Jones had seen and heard none of this--when Moutardier came running back yelling, "Get him! Go!" Moutardier was so flustered, she said nothing about the shoe and the match. Jones rushed out and quickly realized what was going on. Reid's back was turned away from the aisle, but "you could just tell he was very intent on doing something. I didn't talk to him or ask him what he was doing. I just knew it in my mind," she says. "I yelled, 'Stop it!' and grabbed him around the upper body. I tried to pull him up. And that's when he bit me." She screamed, and passengers started crawling over seats to restrain him.

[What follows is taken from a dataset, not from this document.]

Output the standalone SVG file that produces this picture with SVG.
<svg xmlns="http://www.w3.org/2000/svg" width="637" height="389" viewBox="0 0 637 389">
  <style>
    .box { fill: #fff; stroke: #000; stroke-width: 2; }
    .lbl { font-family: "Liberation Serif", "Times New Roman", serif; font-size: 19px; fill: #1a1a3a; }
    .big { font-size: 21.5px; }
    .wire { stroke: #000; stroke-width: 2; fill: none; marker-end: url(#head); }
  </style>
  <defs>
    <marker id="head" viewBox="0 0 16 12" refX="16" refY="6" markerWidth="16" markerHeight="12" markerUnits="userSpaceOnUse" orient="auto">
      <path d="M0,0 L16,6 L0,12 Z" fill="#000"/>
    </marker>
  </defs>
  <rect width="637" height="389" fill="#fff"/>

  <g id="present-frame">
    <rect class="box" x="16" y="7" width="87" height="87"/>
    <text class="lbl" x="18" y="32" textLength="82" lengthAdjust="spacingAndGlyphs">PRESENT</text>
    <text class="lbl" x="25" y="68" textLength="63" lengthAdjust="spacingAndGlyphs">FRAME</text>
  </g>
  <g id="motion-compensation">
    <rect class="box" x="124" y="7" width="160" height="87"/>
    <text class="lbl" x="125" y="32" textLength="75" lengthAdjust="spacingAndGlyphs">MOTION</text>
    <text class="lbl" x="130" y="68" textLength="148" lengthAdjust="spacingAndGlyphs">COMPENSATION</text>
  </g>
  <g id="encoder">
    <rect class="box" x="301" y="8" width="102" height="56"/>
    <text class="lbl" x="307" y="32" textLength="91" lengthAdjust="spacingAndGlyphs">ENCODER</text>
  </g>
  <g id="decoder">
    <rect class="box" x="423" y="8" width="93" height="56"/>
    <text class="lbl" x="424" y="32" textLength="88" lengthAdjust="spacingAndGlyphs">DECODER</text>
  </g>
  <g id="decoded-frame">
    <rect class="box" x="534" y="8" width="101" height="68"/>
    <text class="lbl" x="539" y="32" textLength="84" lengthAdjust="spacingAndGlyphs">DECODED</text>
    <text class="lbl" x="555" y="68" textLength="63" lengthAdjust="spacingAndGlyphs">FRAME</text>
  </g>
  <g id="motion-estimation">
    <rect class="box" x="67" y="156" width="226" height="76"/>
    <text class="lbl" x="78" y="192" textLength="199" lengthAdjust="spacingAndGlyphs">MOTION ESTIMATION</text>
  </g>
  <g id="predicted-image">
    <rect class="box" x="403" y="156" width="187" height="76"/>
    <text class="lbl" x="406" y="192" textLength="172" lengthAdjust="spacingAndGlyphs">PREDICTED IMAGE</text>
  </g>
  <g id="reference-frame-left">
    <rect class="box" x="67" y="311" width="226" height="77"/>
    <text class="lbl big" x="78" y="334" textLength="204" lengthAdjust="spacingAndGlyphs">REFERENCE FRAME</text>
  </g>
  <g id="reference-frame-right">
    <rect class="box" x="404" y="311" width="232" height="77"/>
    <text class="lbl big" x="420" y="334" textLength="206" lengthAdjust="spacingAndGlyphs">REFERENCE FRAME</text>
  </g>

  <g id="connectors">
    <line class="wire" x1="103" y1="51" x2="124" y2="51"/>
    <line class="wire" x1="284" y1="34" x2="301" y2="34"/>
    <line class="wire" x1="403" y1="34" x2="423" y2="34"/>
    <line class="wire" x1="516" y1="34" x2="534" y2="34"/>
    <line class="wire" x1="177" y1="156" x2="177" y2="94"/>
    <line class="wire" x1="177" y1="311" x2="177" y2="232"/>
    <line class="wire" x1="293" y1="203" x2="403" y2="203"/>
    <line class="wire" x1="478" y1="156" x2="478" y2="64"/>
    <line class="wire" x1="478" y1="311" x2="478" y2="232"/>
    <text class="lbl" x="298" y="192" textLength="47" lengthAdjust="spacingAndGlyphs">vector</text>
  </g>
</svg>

But his teeth would not let go. "I couldn't get my hand out of his mouth. I thought he was going to rip my hand apart it hurt so bad. It was surreal," she says. "I saw all these men coming ... and I knew I had to get out of the way, but he still had my hand in his mouth." Finally, when he let go, she calmly and professionally--no doubt in shock--put up the tray table next to him. Then she ran for the fire extinguisher.

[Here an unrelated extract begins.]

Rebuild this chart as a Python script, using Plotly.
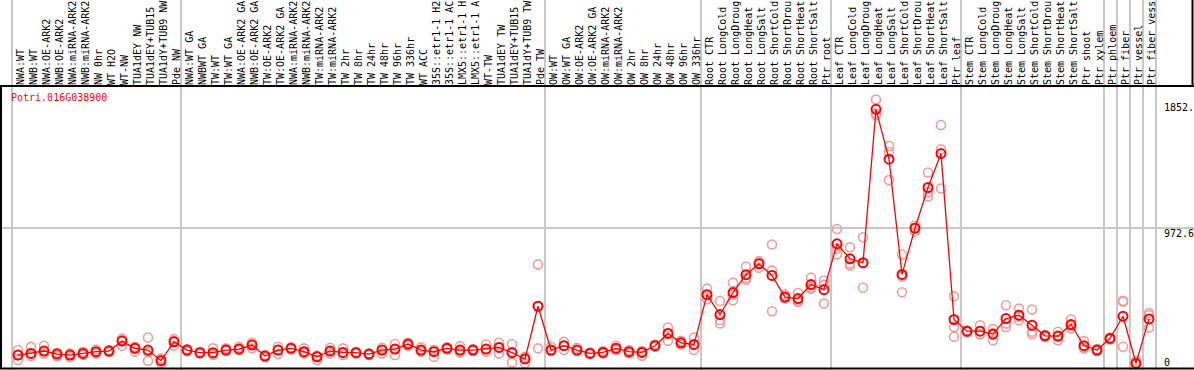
import plotly.graph_objects as go

gene = "Potri.016G038900"

labels = [
    "NWA:WT", "NWB:WT", "NWA:OE-ARK2", "NWB:OE-ARK2", "NWA:miRNA-ARK2", "NWB:miRNA-ARK2",
    "NW 0hr", "WT H2O", "WT-NW", "TUA1dEY NW", "TUA1dEY+TUB15", "TUA1dY+TUB9 NW", "Pde NW",
    "NWA:WT GA", "NWBWT GA", "TW:WT", "TW:WT GA", "NWA:OE-ARK2 GA", "NWB:OE-ARK2 GA",
    "TW:OE-ARK2", "TW:OE-ARK2 GA", "NWA:miRNA-ARK2", "NWB:miRNA-ARK2", "TW:miRNA-ARK2",
    "TW:miRNA-ARK2", "TW 2hr", "TW 8hr", "TW 24hr", "TW 48hr", "TW 96hr", "TW 336hr",
    "WT ACC", "35S::etr1-1 H2", "35S::etr1-1 AC", "LMX5::etr1-1 H", "LMX5::etr1-1 A",
    "WT-TW", "TUA1dEY TW", "TUA1dEY+TUB15", "TUA1dY+TUB9 TW", "Pde TW",
    "OW:WT", "OW:WT GA", "OW:OE-ARK2", "OW:OE-ARK2 GA", "OW:miRNA-ARK2", "OW:miRNA-ARK2",
    "OW 2hr", "OW 8hr", "OW 24hr", "OW 48hr", "OW 96hr", "OW 336hr",
    "Root CTR", "Root LongCold", "Root LongDroug", "Root LongHeat", "Root LongSalt",
    "Root ShortCold", "Root ShortDrou", "Root ShortHeat", "Root ShortSalt", "Ptr root",
    "Leaf CTR", "Leaf LongCold", "Leaf LongDroug", "Leaf LongHeat", "Leaf LongSalt",
    "Leaf ShortCold", "Leaf ShortDrou", "Leaf ShortHeat", "Leaf ShortSalt", "Ptr leaf",
    "Stem CTR", "Stem LongCold", "Stem LongDroug", "Stem LongHeat", "Stem LongSalt",
    "Stem ShortCold", "Stem ShortDrou", "Stem ShortHeat", "Stem ShortSalt", "Ptr shoot",
    "Ptr xylem", "Ptr phloem", "Ptr fiber", "Ptr vessel", "Ptr fiber vess",
]

mean = [
    64, 76, 93, 71, 64, 76, 88, 93, 164, 112, 100, 24, 159,
    100, 81, 81, 100, 107, 136, 57, 100, 112, 88, 52, 93, 83, 81, 71, 100, 107, 143,
    100, 88, 112, 100, 100, 107, 119, 81, 36, 414,
    100, 131, 100, 76, 83, 112, 88, 83, 131, 219, 152, 140,
    497, 354, 512, 640, 718, 635, 480, 469, 569, 533,
    861, 754, 726, 1825, 1468, 642, 973, 1265, 1508, 319,
    235, 235, 214, 326, 350, 278, 202, 200, 283, 131,
    100, 183, 342, 5, 323,
]

rep1 = [
    100, 123, 131, 80, 76, 88, 104, 100, 183, 124, 190, 40, 178,
    108, 88, 112, 112, 124, 152, 64, 124, 119, 112, 60, 116, 112, 88, 76, 116, 143, 152,
    119, 100, 119, 128, 107, 140, 152, 143, 52, 714,
    124, 159, 116, 83, 93, 131, 100, 93, 140, 262, 166, 190,
    540, 452, 583, 699, 737, 856, 497, 509, 619, 599,
    968, 837, 908, 1896, 1563, 785, 993, 1372, 1713, 485,
    240, 278, 250, 421, 397, 390, 209, 231, 319, 164,
    107, 176, 447, 24, 366,
]

rep2 = [
    29, 57, 76, 55, 50, 64, 76, 86, 131, 88, 24, 5, 131,
    92, 76, 64, 95, 100, 112, 50, 71, 104, 76, 29, 76, 64, 76, 64, 76, 64, 131,
    88, 52, 104, 83, 93, 88, 76, 10, 5, 112,
    93, 100, 93, 71, 76, 100, 76, 60, 124, 166, 140, 100,
    464, 314, 457, 604, 690, 378, 469, 445, 540, 433,
    785, 706, 547, 1784, 1520, 514, 950, 1230, 1539, 266,
    228, 214, 171, 266, 314, 231, 195, 171, 255, 112,
    93, 190, 124, 0, 350,
]

rep3 = [
    64, 76, 93, 78, 64, 76, 88, 93, 170, 112, 86, 28, 164,
    100, 81, 76, 100, 107, 140, 57, 100, 112, 88, 57, 93, 83, 81, 71, 100, 107, 143,
    100, 100, 112, 100, 100, 107, 119, 88, 40, 416,
    100, 131, 100, 76, 83, 112, 88, 83, 131, 219, 152, 140,
    497, 290, 497, 617, 727, 671, 474, 455, 548, 567,
    830, 720, 723, 1795, 1318, 627, 976, 1201, 1258, 195,
    237, 213, 221, 291, 339, 214, 202, 198, 275, 117,
    100, 183, 453, 0, 262,
]

y_ticks = [0, 972.6, 1852]
y_tick_text = ["0", "972.6", "1852."]

# group boundaries (grid lines between groups of samples)
group_bounds = [-0.5, 12.5, 40.5, 52.5, 62.5, 72.5, 83.5, 84.5, 85.5, 86.5, 87.5]

# ---------------------------------------------------------------- layout maths
W, H = 1194, 370
PX_PER_CAT = 13.0
FIRST_CAT_PX = 18.0
x0 = -FIRST_CAT_PX / PX_PER_CAT
x_range = [x0, x0 + W / PX_PER_CAT]
ZERO_PX = 364.0
MID_PX = 228.3
units_per_px = 972.6 / (ZERO_PX - MID_PX)
y_range = [-(H - ZERO_PX) * units_per_px, ZERO_PX * units_per_px]
LABEL_LINE_PX = 86.0


def py(p):
    return (H - p) / H


def px(p):
    return p / W


idx = list(range(len(labels)))
FONT = "DejaVu Sans Mono, Liberation Mono, monospace"

fig = go.Figure()

rx, ry = [], []
for r in (rep1, rep2, rep3):
    rx += idx
    ry += r
fig.add_trace(go.Scatter(
    x=rx, y=ry, mode="markers",
    marker=dict(symbol="circle-open", size=9, color="#ee9c9c", line=dict(width=1.6, color="#ee9c9c")),
    hoverinfo="skip", showlegend=False,
))
fig.add_trace(go.Scatter(
    x=idx, y=mean, mode="lines+markers",
    line=dict(color="#ff0000", width=1.3),
    marker=dict(symbol="circle-open", size=9, color="#ff0000", line=dict(width=2, color="#ff0000")),
    showlegend=False,
))

shapes = [
    dict(type="line", xref="paper", yref="paper", x0=0, x1=1, y0=py(LABEL_LINE_PX), y1=py(LABEL_LINE_PX),
         line=dict(color="black", width=2)),
    dict(type="line", xref="paper", yref="paper", x0=0, x1=1, y0=py(368.5), y1=py(368.5),
         line=dict(color="black", width=2)),
    dict(type="line", xref="paper", yref="paper", x0=px(1), x1=px(1), y0=py(368.5), y1=py(LABEL_LINE_PX),
         line=dict(color="black", width=2)),
    dict(type="line", xref="paper", yref="paper", x0=px(1192.5), x1=px(1192.5), y0=py(LABEL_LINE_PX), y1=1,
         line=dict(color="black", width=2)),
]

annotations = [
    dict(text=gene, xref="paper", yref="paper", x=px(9), y=py(97), xanchor="left", yanchor="middle",
         showarrow=False, font=dict(family=FONT, size=10, color="#ff0000")),
]
shifts = [2, -5, -1.5]
for v, t, s in zip(y_ticks, y_tick_text, shifts):
    annotations.append(dict(text=t, xref="paper", yref="y", x=px(1162), y=v, yshift=s,
                            xanchor="left", yanchor="middle", showarrow=False,
                            font=dict(family=FONT, size=10, color="black")))

fig.update_layout(
    width=W, height=H,
    margin=dict(l=0, r=0, t=0, b=0),
    paper_bgcolor="white", plot_bgcolor="white",
    showlegend=False,
    shapes=shapes,
    annotations=annotations,
    xaxis=dict(
        range=x_range, tickmode="array", tickvals=idx, ticktext=labels,
        side="top", anchor="free", position=py(LABEL_LINE_PX),
        tickangle=-90, ticks="", showgrid=False, zeroline=False, showline=False,
        tickfont=dict(family=FONT, size=10, color="black"),
        ticklabelshift=3, ticklabelstandoff=1,
        automargin=False,
        minor=dict(tickmode="array", tickvals=group_bounds, showgrid=True,
                   gridcolor="#c8c8c8", gridwidth=1.5, ticks=""),
    ),
    yaxis=dict(
        range=y_range, tickmode="array", tickvals=[972.6], showticklabels=False,
        showgrid=True, gridcolor="#c8c8c8", gridwidth=1.5, zeroline=False, showline=False,
        automargin=False,
    ),
)

fig.write_html(
    "out.html",
    config={"displayModeBar": False},
    post_script="document.body.style.margin='0';document.body.style.padding='0';",
)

Fearing the match would somehow ignite, Moutardier rushed back and got passengers to pass bottles of Evian to pour over Reid. Other crew members arrived on the scene. They brought plastic cuffs for Reid's hands, a seat-belt extension to tie up his feet. Passengers passed belts, headphone cords, anything they could find. (When the rerouted plane landed in Boston, Reid was so trussed up that the FBI had to cut him out of his seat.) A doctor on board was drafted to give him Valium, kept in the flight kit.

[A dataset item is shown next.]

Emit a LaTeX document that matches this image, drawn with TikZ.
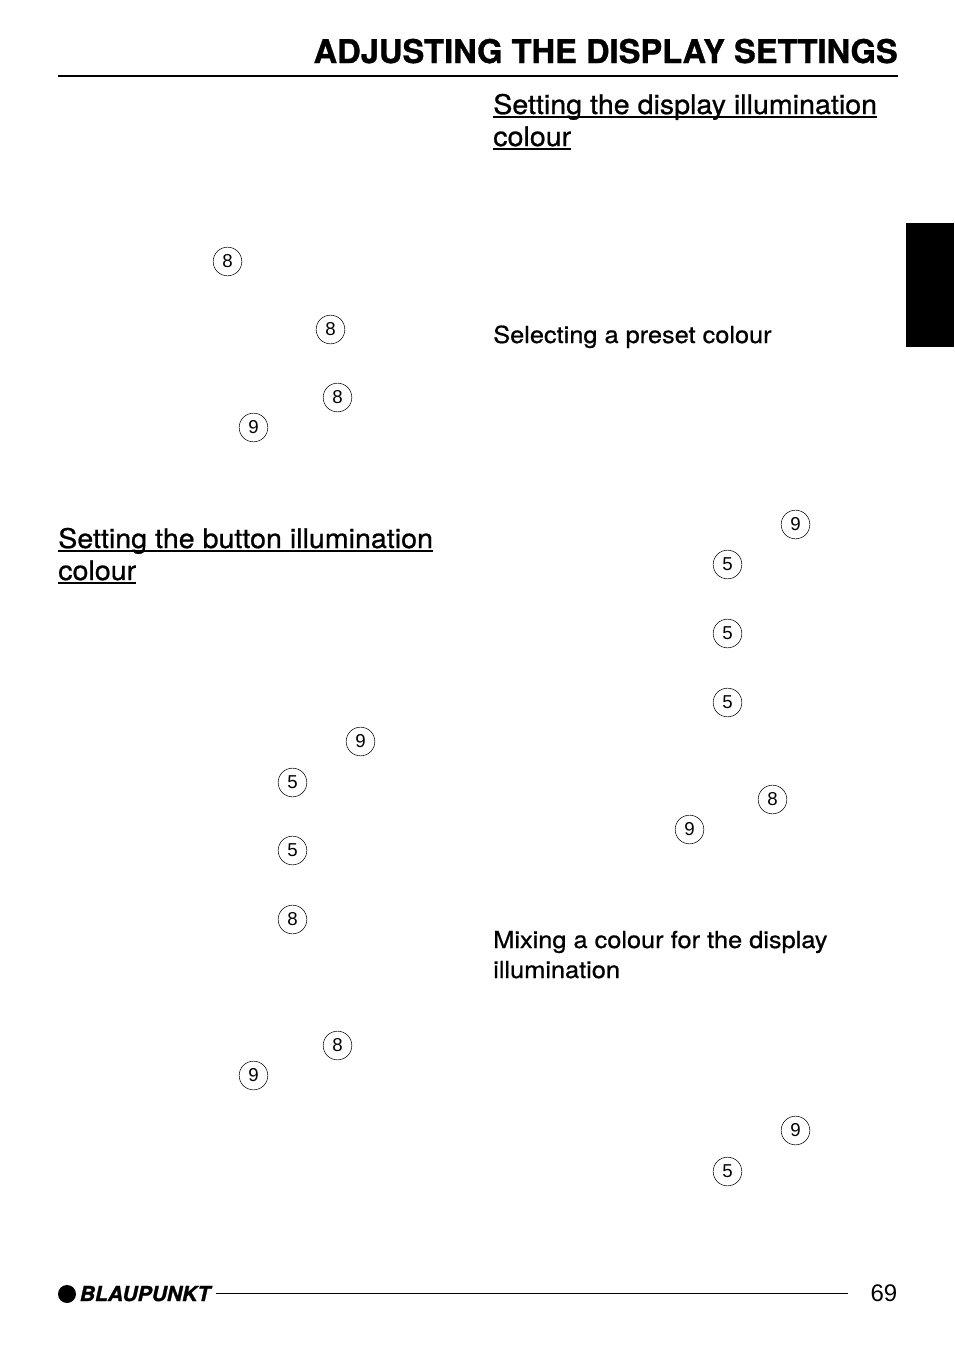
\documentclass[tikz,border=0pt]{standalone}
\usepackage{fontspec}
\setmainfont{TeX Gyre Heros}
\newfontfamily\numfont{Liberation Sans}
\newfontfamily\headfont[FakeBold=0.8,FakeStretch=1.06]{TeX Gyre Heros}
\newfontfamily\subfont[FakeBold=0.7,FakeStretch=1.08]{TeX Gyre Heros}
\newfontfamily\titlefont[FakeBold=1.0]{TeX Gyre Heros Bold}
\newfontfamily\logofont[FakeBold=1.2,FakeStretch=1.02]{TeX Gyre Heros Bold Italic}
\tikzset{
  ref/.style={circle,draw,line width=0.4pt,minimum size=21.5pt,inner sep=0pt,font=\numfont\fontsize{14}{14}\selectfont},
  head/.style={anchor=base west,inner sep=0pt,font=\headfont\fontsize{20.25}{24}\selectfont},
  sub/.style={anchor=base west,inner sep=0pt,font=\subfont\fontsize{17.6}{22}\selectfont},
}
\begin{document}
\begin{tikzpicture}[x=1pt,y=-1pt,line cap=butt]
\useasboundingbox (0,0) rectangle (715.5,1011.75);
\fill[white] (0,0) rectangle (715.5,1011.75);
\begin{scope}[x=0.75pt,y=-0.75pt]
\node[anchor=base east,inner sep=0pt,font=\titlefont\fontsize{24.5}{28}\selectfont] (title) at (898,63) {ADJUSTING THE DISPLAY SETTINGS};
\coordinate (ra) at (58,75.5); \coordinate (rb) at (898,75.5);
\draw[line width=1.5pt] (ra) -- (rb);
\fill[black] (906,223) rectangle (954,347);
\node[head] (h1) at (493,114) {Setting the display illumination};
\node[head] (h2) at (493,146) {colour};
\node[head] (h3) at (58,548) {Setting the button illumination};
\node[head] (h4) at (58,580) {colour};
\foreach \n in {h1,h2,h3,h4}{\draw[line width=1pt] ([yshift=-2.2pt]\n.base west) -- ([yshift=-2.2pt]\n.base east);}
\node[sub] (s1) at (493,343) {Selecting a preset colour};
\node[sub] (s2) at (493,948) {Mixing a colour for the display};
\node[sub] (s3) at (493,978) {illumination};
\foreach \x/\y/\t/\k in {227.5/261.5/8/a,330.5/329.5/8/b,337.5/397.5/8/c,253.5/427.5/9/d,360.5/741.5/9/e,292.5/782.5/5/f,292.5/850.5/5/g,292.5/919.5/8/h,337.5/1045.5/8/i,253.5/1075.5/9/j,795.5/524.5/9/k,727.5/564.5/5/l,727.5/633.5/5/m,727.5/702.5/5/n,772.5/799.5/8/o,689.5/829.5/9/p,795.5/1130.5/9/q,727.5/1171.5/5/r}
  {\node[ref] (c\k) at (\x,\y) {\t};}
\fill[black] (67,1294) circle (9);
\node[anchor=base west,inner sep=0pt,font=\logofont\fontsize{15.5}{20}\selectfont] (logo) at (79.5,1301) {BLAUPUNKT};
\coordinate (fa) at (216,1293); \coordinate (fb) at (848,1293);
\draw[line width=0.7pt] (fa) -- (fb);
\node[anchor=base east,inner sep=0pt,font=\numfont\fontsize{18}{20}\selectfont] (pg) at (897.5,1301.5) {69};
\end{scope}
\end{tikzpicture}
\end{document}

Even after Reid was restrained and sedated, he continued to taunt the crew. Moutardier says that whenever he heard the voice of a crew member, he would open his eyes and glare. When a flight attendant offered him water, he bared his teeth. "At one point, he wanted to get loose; he was rocking and praying. I got real scared," says Moutardier. No one knew if Reid had accomplices on board. There were no clear procedures to guide the crew of 12, so they improvised. They barred anyone from standing up without permission for the remaining three hours of the flight. Passengers who asked to go to the bathroom were searched and their pockets emptied. The crew checked the passports of male passengers. A flight attendant created a barrier in front of the cockpit and stood guard.